BANGUN JIWA RAGA
(Mukaddimah Majelis Ilmu Maiyah Paseban Majapahit Mojokerto, Sabtu 12 Agustus 2023)
Kondisi kesehatan Mbah Nun akhir-akhir ini mengantar kita memasuki fase yang baru. Kesempatan bersilaturahmi secara jasadiyah sekaligus qalbiyah dengan beliau menjadi terganggu. Mau tidak mau, suka tidak suka, kita belajar naik kelas. Belajar meng-upgrade kemampuan kita untuk bisa menikmati silaturahmi secara qalbiyah saja. Menghadirkan beliau di dalam hati kita.
Rasa rindu yang biasanya mudah sekali kita tuntaskan lewat perjumpaan langsung dengan beliau ketika di PB, BBW, atau di forum-forum sinau bareng lainnya, sementara harus kita pendam.
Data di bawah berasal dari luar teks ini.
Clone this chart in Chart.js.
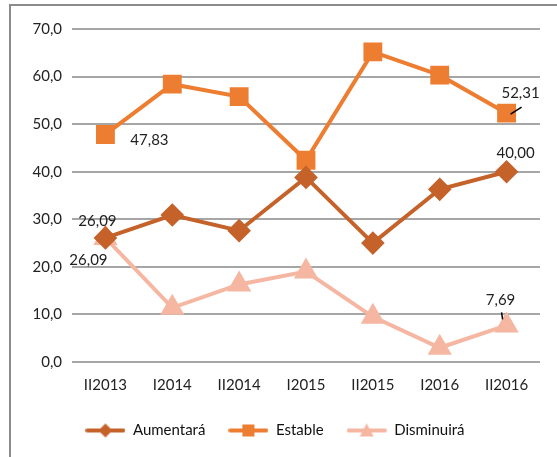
<!DOCTYPE html>
<html><head><meta charset="utf-8">
<script src="https://cdn.jsdelivr.net/npm/chart.js@4/dist/chart.umd.min.js"></script>
<style>
html,body{margin:0;padding:0;background:#fff;}
#wrap{position:relative;width:557px;height:457px;}
#frame{position:absolute;left:9px;top:4px;width:560px;height:470px;border-top:2px solid #8c8c8c;border-left:2px solid #8c8c8c;}
canvas{position:absolute;left:0;top:0;}
</style></head>
<body><div id="wrap"><div id="frame"></div><canvas id="c" width="557" height="457"></canvas></div>
<script>
const categories = ["II2013","I2014","II2014","I2015","II2015","I2016","II2016"];
const aumentara = [26.09, 30.9, 27.6, 38.8, 25.0, 36.3, 40.00];
const estable = [47.83, 58.4, 55.8, 42.4, 65.2, 60.3, 52.31];
const disminuira = [26.09, 11.4, 16.3, 19.0, 9.5, 3.0, 7.69];
const yTicks = [0,10,20,30,40,50,60,70];

const C_A = '#c5622a', C_E = '#ed7d31', C_D = '#f5b6a2';
const FONT = 'Lato, "Open Sans", sans-serif';

function legendIcon(color, style){
  const cv = document.createElement('canvas');
  cv.width = 40; cv.height = 16;
  const x = cv.getContext('2d');
  x.strokeStyle = color; x.lineWidth = 4; x.lineCap='round';
  x.beginPath(); x.moveTo(2,8); x.lineTo(38,8); x.stroke();
  x.fillStyle = color;
  x.beginPath();
  if(style==='diamond'){ x.moveTo(20,1); x.lineTo(27,8); x.lineTo(20,15); x.lineTo(13,8); x.closePath(); }
  else if(style==='square'){ x.rect(14,2,12,12); }
  else { x.moveTo(20,1); x.lineTo(27,14); x.lineTo(13,14); x.closePath(); }
  x.fill();
  return cv;
}
const icons = [legendIcon(C_A,'diamond'), legendIcon(C_E,'square'), legendIcon(C_D,'tri')];

const labelPlugin = {
  id:'labels',
  afterDatasetsDraw(chart){
    const ctx = chart.ctx;
    ctx.save();
    ctx.font = '15px ' + FONT;
    ctx.fillStyle = '#222';
    ctx.textBaseline = 'middle';
    ctx.textAlign = 'center';
    const pt = (d,i)=>chart.getDatasetMeta(d).data[i];
    const fmt = v=>v.toFixed(2).replace('.',',');
    let p = pt(1,0); ctx.fillText(fmt(estable[0]), p.x+44, p.y+6);
    p = pt(1,6); ctx.fillText(fmt(estable[6]), p.x+14, p.y-20);
    ctx.strokeStyle='#000'; ctx.lineWidth=1.5;
    ctx.beginPath(); ctx.moveTo(p.x+4,p.y+1); ctx.lineTo(p.x+15,p.y-6); ctx.stroke();
    p = pt(0,6); ctx.fillText(fmt(aumentara[6]), p.x+9, p.y-19);
    p = pt(0,0); ctx.fillText(fmt(aumentara[0]), p.x-8, p.y-17);
    p = pt(2,0); ctx.fillText(fmt(disminuira[0]), p.x-17, p.y+22);
    p = pt(2,6); ctx.fillText(fmt(disminuira[6]), p.x-6, p.y-25);
    ctx.beginPath(); ctx.moveTo(p.x-5,p.y-13); ctx.lineTo(p.x-4,p.y-6); ctx.stroke();
    ctx.restore();
  }
};

new Chart(document.getElementById('c'), {
  type:'line',
  data:{
    labels: categories,
    datasets:[
      {label:'Aumentará', data:aumentara, borderColor:C_A, backgroundColor:C_A, borderWidth:4, pointStyle:'rectRot', pointRadius:9, pointHoverRadius:9},
      {label:'Estable', data:estable, borderColor:C_E, backgroundColor:C_E, borderWidth:4, pointStyle:'rect', pointRadius:10.5, pointHoverRadius:10.5},
      {label:'Disminuirá', data:disminuira, borderColor:C_D, backgroundColor:C_D, borderWidth:4, pointStyle:'triangle', pointRadius:10, pointHoverRadius:10}
    ]
  },
  options:{
    responsive:false, animation:false,
    layout:{padding:{left:10, right:17, top:29, bottom:9}},
    scales:{
      x:{offset:true, grid:{display:false}, border:{display:false},
         ticks:{color:'#222', font:{family:FONT,size:15}, padding:6, maxRotation:0}},
      y:{min:0, max:70, afterFit(s){s.width=62;},
         afterBuildTicks(s){s.ticks = yTicks.map(v=>({value:v}));},
         grid:{color:'#a6a6a6', lineWidth:2, drawTicks:false}, border:{display:false},
         ticks:{color:'#222', font:{family:FONT,size:15}, padding:10, callback:v=>v.toFixed(1).replace('.',',')}}
    },
    plugins:{
      tooltip:{enabled:false},
      legend:{position:'bottom',
        labels:{usePointStyle:true, pointStyleWidth:40, color:'#111', font:{family:FONT,size:15}, padding:23,
          generateLabels(chart){
            return chart.data.datasets.map((d,i)=>({text:d.label, pointStyle:icons[i], fillStyle:d.borderColor, strokeStyle:d.borderColor, lineWidth:0, datasetIndex:i, fontColor:'#111'}));
          }}}
    }
  },
  plugins:[labelPlugin]
});
</script></body></html>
Aliran doa untuk kesembuhan dan kepulihan beliau menjadi ajang curhatan kita kepada Allah. Seperti mengalirnya air sungai menuju muara. Persis seperti yang Mbah Nun ajarkan ketika tawashshulan.
Hari ini kita benar-benar berserah, berpasrah, dan tulus mengemis kepada Allah melalui Rasulullah. Apapun kehendak-Nya untuk kesehatan Mbah Nun kini dan nanti, sungguh kita mohonkan yang terbaik. Doa anak cucu yang penuh cinta dan dalam gemuruh rindu terus mengalir sepanjang waktu. Semoga dengan itu Allah perkenankan berbagai keajaiban. Kepada-Nya segala harapan bermuara.
Satu yang pasti, nilai-nilai yang beliau tanamkan sudah tak terhitung jumlahnya. Begitu banyak ilmu kehidupan yang sudah beliau wedhar. Menemani kita menapaki perjuangan. Mbalung sungsum dan mengiringi kita dalam mengarungi pusaran waktu. Mengantar kita memasuki gerbang kesejatian.
Nilai-nilai sejati itu dengan atau tanpa kita sadari telah mengaktifkan lapisan-lapisan dalam jiwa dan sel-sel dalam raga kita. Menjadi manusia yang utuh. Yang tidak growak-growak cara hidupnya.
Pendek kata, Maiyah sudah “menggugah” hidup kita. Tidak ternina bobokan oleh kepalsuan zaman. Jiwa raga kita telah “terbangun”. Siap menyambut niscaya-nya perubahan. Menyongsong hadirnya zaman kejayaan. Siap menikmati mengalirnya cahaya.
Kalau diukur dengan konsep Pancagatra, Masyarakat Maiyah sudah bisa disebut “jangkep”. Lengkap bekal aspek kehidupannya. Insya Allah akan sanggup menghadapi tantangan apa saja.
Ideologi-nya jelas: berlandaskan segitiga cinta. Membangun hubungan yang sejati dengan Allah, Rasulullah, dan semua makhluk.
Politik-nya pasti: ber-fastabiqul khairat dengan cara ber-anfa’uhum linnas. Perjuangan hidupnya diisi dengan berlomba-lomba di dalam kebaikan, dengan cara semaksimal mungkin mengupayakan kebermanfaatan bagi sesama.
Ekonomi-nya yakin: penuh syukur atas rezeki min haitsu la yahtasib dari-Nya. Wani rugi. Nrimo ing pandum. Gelem ngalah. Tidak ongso-ongso apalagi serakah akan gemerlapnya dunia.
Sosial budaya-nya konsisten: terus berupaya mewujudkan konsep memanusiakan manusia. Sinau guyub rukun, ajur ajer, tepa slira, tenggang rasa, dalam pergaulan. Sinau nguri-uri budaya luhur.
Hankam-nya sungguh-sungguh: saling mengamankan dan menyelamatkan satu sama lain. Menjaga nyawa, harta, dan kehormatan siapa saja, di mana saja, dan bagaimanapun juga keadaannya.
Dengan semua bekal itu, mustahil Allah membiarkan Masyarakat Maiyah menjadi goyah atau bubrah hanya karena ketidakhadiran Simbah di semua simpul atau forum yang ada. Amiin. Insya Allah.